→ **EXERCISE BRIEF**:
Determine how many lines contain the string "matplotlib". Respond with that number and nothing more.

→ **DATA PROVIDED**:
● ● ● ● ● ● ●

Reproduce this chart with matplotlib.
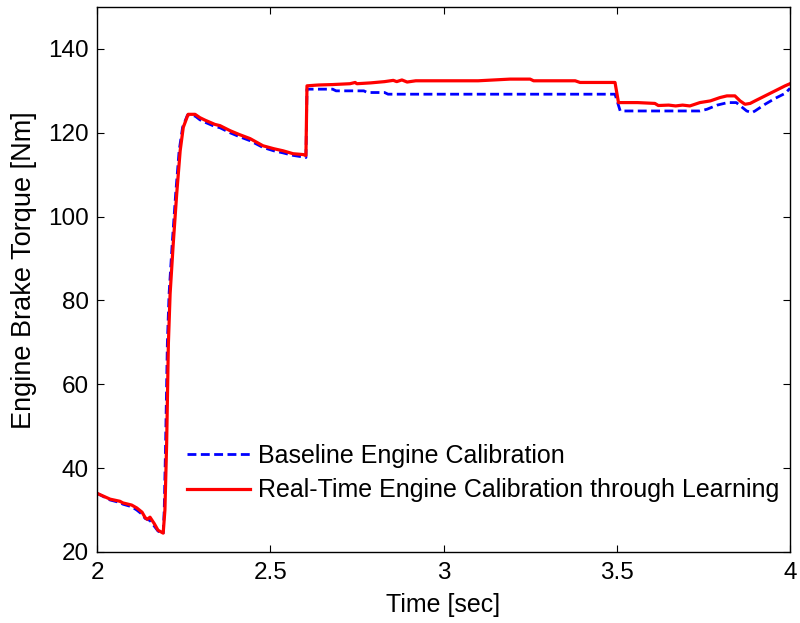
import matplotlib
matplotlib.use("Agg")
import matplotlib.pyplot as plt

# ---- data ----
t_real = [2.000, 2.038, 2.066, 2.075, 2.100, 2.115, 2.130, 2.139, 2.145, 2.153, 2.165, 2.176, 2.191,
          2.196, 2.201, 2.206, 2.211, 2.220, 2.230, 2.240, 2.249, 2.263, 2.283, 2.297, 2.312, 2.340,
          2.355, 2.384, 2.410, 2.442, 2.479, 2.510, 2.537, 2.566, 2.595, 2.603, 2.606, 2.640, 2.680,
          2.730, 2.745, 2.750, 2.790, 2.830, 2.855, 2.865, 2.880, 2.895, 2.920, 3.000, 3.100, 3.192,
          3.250, 3.260, 3.380, 3.394, 3.495, 3.505, 3.560, 3.610, 3.620, 3.650, 3.670, 3.690, 3.711,
          3.740, 3.770, 3.798, 3.818, 3.841, 3.856, 3.870, 3.885, 3.899, 3.928, 3.957, 3.986, 4.000]
v_real = [34.0, 32.6, 32.1, 31.7, 31.2, 30.5, 29.5, 28.2, 27.8, 28.3, 26.8, 25.2, 24.5,
          30.0, 45.9, 69.7, 81.6, 93.5, 105.4, 115.7, 121.3, 124.4, 124.4, 123.6, 123.0, 122.0,
          121.7, 120.5, 119.6, 118.6, 116.9, 116.2, 115.7, 115.0, 114.8, 114.6, 131.2, 131.4, 131.5,
          131.7, 132.0, 131.7, 131.9, 132.2, 132.5, 132.2, 132.6, 132.1, 132.4, 132.4, 132.4, 132.8,
          132.8, 132.4, 132.4, 132.0, 132.0, 127.2, 127.2, 127.0, 126.5, 126.6, 126.4, 126.6, 126.4,
          127.2, 127.6, 128.4, 128.8, 128.8, 127.6, 126.8, 127.0, 127.6, 128.8, 130.0, 131.2, 131.7]

t_base = [2.000, 2.038, 2.066, 2.075, 2.100, 2.115, 2.130, 2.139, 2.153, 2.165, 2.176, 2.191,
          2.194, 2.198, 2.203, 2.208, 2.217, 2.227, 2.237, 2.247, 2.261, 2.283, 2.297, 2.312, 2.340,
          2.355, 2.384, 2.410, 2.442, 2.479, 2.510, 2.537, 2.566, 2.597, 2.603, 2.606, 2.680, 2.690,
          2.770, 2.780, 2.830, 2.840, 3.495, 3.510, 3.740, 3.760, 3.790, 3.820, 3.845, 3.860, 3.875,
          3.890, 3.899, 3.928, 3.957, 3.986, 4.000]
v_base = [34.0, 32.4, 31.8, 31.4, 30.8, 30.0, 29.0, 28.0, 27.5, 26.2, 25.0, 24.3,
          30.0, 45.9, 69.7, 81.6, 93.5, 105.4, 115.7, 121.3, 124.2, 124.0, 123.1, 122.5, 121.5,
          121.2, 120.0, 119.1, 118.1, 116.5, 115.7, 115.2, 114.6, 114.2, 114.1, 130.4, 130.4, 130.0,
          130.0, 129.6, 129.6, 129.2, 129.2, 125.2, 125.2, 125.6, 126.6, 127.2, 127.2, 126.2, 125.2,
          124.8, 125.2, 126.8, 128.2, 129.4, 130.6]

label_base = "Baseline Engine Calibration"
label_real = "Real-Time Engine Calibration through Learning"
x_ticks = [2, 2.5, 3, 3.5, 4]
x_ticklabels = ["2", "2.5", "3", "3.5", "4"]
y_ticks = [20, 40, 60, 80, 100, 120, 140]

plt.rcParams['font.family'] = ['Liberation Sans', 'DejaVu Sans']

fig = plt.figure(figsize=(8.0, 6.23), dpi=100)
ax = fig.add_axes([97/800, 71/623, 693/800, 545/623])

ax.plot(t_base, v_base, color='#0000ff', linestyle=(0, (3.2, 1.6)), linewidth=2.0, label=label_base)
ax.plot(t_real, v_real, color='#ff0000', linestyle='-', linewidth=2.3, label=label_real)

ax.set_xlim(2, 4)
ax.set_ylim(20, 150)
ax.set_xticks(x_ticks)
ax.set_xticklabels(x_ticklabels)
ax.set_yticks(y_ticks)
ax.tick_params(direction='in', top=True, right=True, length=5, width=0.8,
               labelsize=17.5)
ax.tick_params(axis='x', pad=7)
ax.tick_params(axis='y', pad=6)
for s in ax.spines.values():
    s.set_linewidth(1.0)
    s.set_color('black')

ax.set_xlabel("Time [sec]", fontsize=18, labelpad=7)
ax.set_ylabel("Engine Brake Torque [Nm]", fontsize=19.5)
ax.yaxis.set_label_coords((37 - 97) / 693, (552 - 270) / 545)

ax.legend(loc='upper left', bbox_to_anchor=((187-97)/693, (552-444)/544), frameon=False,
          fontsize=18, handlelength=2.5, handletextpad=0.35, labelspacing=0.42,
          borderaxespad=0, borderpad=0)

fig.savefig("out.png", dpi=100)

● ● ● ● ● ● ●

→ **COMPLETED EXERCISE**:
4